Worstel jij nog steeds met het gevoel vaderloos te zijn? Zelfs als je nooit een goede menselijke vader hebt gekend, ben je niet ‘vaderloos’. Je Oudste Broer Jezus heeft je gelost door zijn bloed en het mogelijk voor je gemaakt om je echte Vader te kennen, en samen met hem te wandelen en te werken zoals hij dat zelf deed (Med.#52, Med.#59).
HET WOORD BIDDEN
Machtig God, ik prijs u omdat u het Mysterie, van uw lang verborgen voornemen, geopenbaard hebt, door onze Oudste Broer te sturen als onze Bloedverwant-Losser en Vredevorst: opdat alle volken, inclusief Israël, met hem en met elkaar mede-erfgenamen kunnen zijn,- door uw Geest als Wonderbare Raadsman, opdat ook wij u mogen kennen als Eeuwige Vader. Kom, o Heer; kom, Heilige Geest! (naar Ef. 1:9; 3:3-6,9; Rom. 8:15-17,29; Jes. 63:16; 9:6; 1 Kor. 16:22b; 2 Kor. 3:18)
VOETNOTEN
[i] Overeenkomstig de HSV vertaling van het Hebreeuwse woord goël in Lev. 25:25 en Ruth 2:20, waar het gaat over een familielid. Daarom past ‘Losser’ beter bij de ‘gezinstermen’ van Jes. 63:16 dan het meer religieuze woord ‘Verlosser’. Zie voetnoot [iv].
[ii] In sommige Bijbelvertalingen is dit Hosea 1:10,12.
[iii] Verwijzingen naar een Grieks woord in de Schrifttekst verwijzen naar de Septuagint-vertaling van de Tenach (3e tot 2e eeuw v.Chr.)

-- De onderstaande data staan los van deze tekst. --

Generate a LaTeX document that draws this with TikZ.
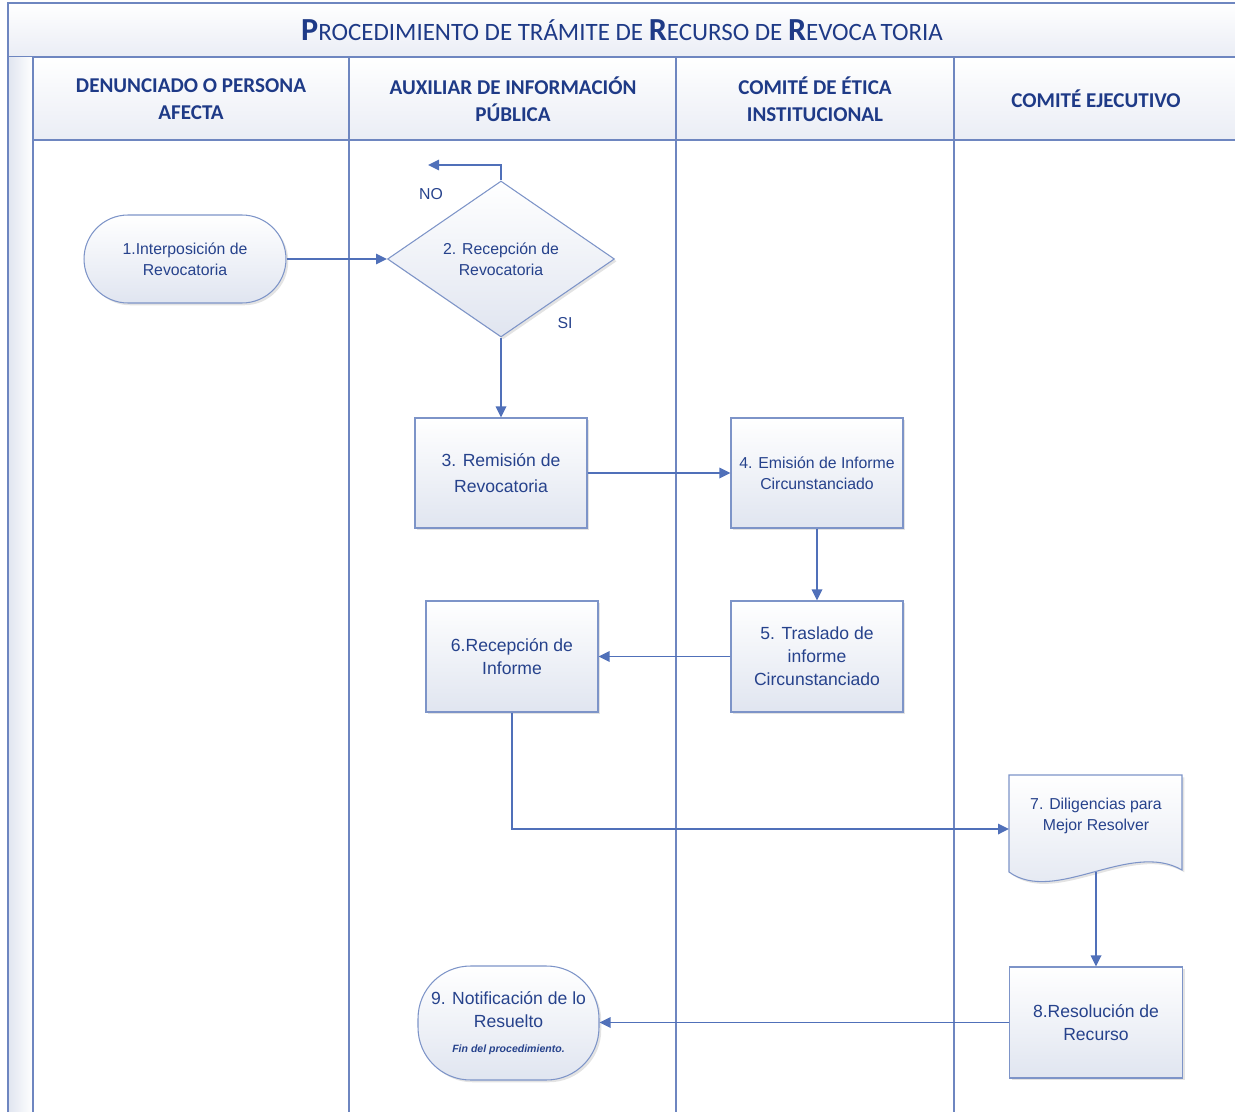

[iv] Kijk eens hoe de goël beschreven wordt: in de Thora (Lev. 25:23-54; Num. 35:9-28; Deut. 19:4-12), in de Profeten (Joz. 20:1-9) en in de Geschriften (Ruth 2:20; 3:9-13; 4:1-8,14).
[v] Een lam-offer was ook vereist als 'verzoening' met betrekking tot de ‘reiniging’ van een persoon van verschillende 'onzuiverheden' (Lev. 14:21-24). Jezus’ dood als het 'Lam' dat ‘met zijn bloed’ betaalt voor onze familie-lossing (1 Pet. 1:17-19, Med.#46) houdt zodoende meer verband met dit verzoenings- en reinigings-offer, en met de 'verlossing' van Israël uit Egypte, dan met het offeren van een ram, stier en geit op de Grote Verzoendag.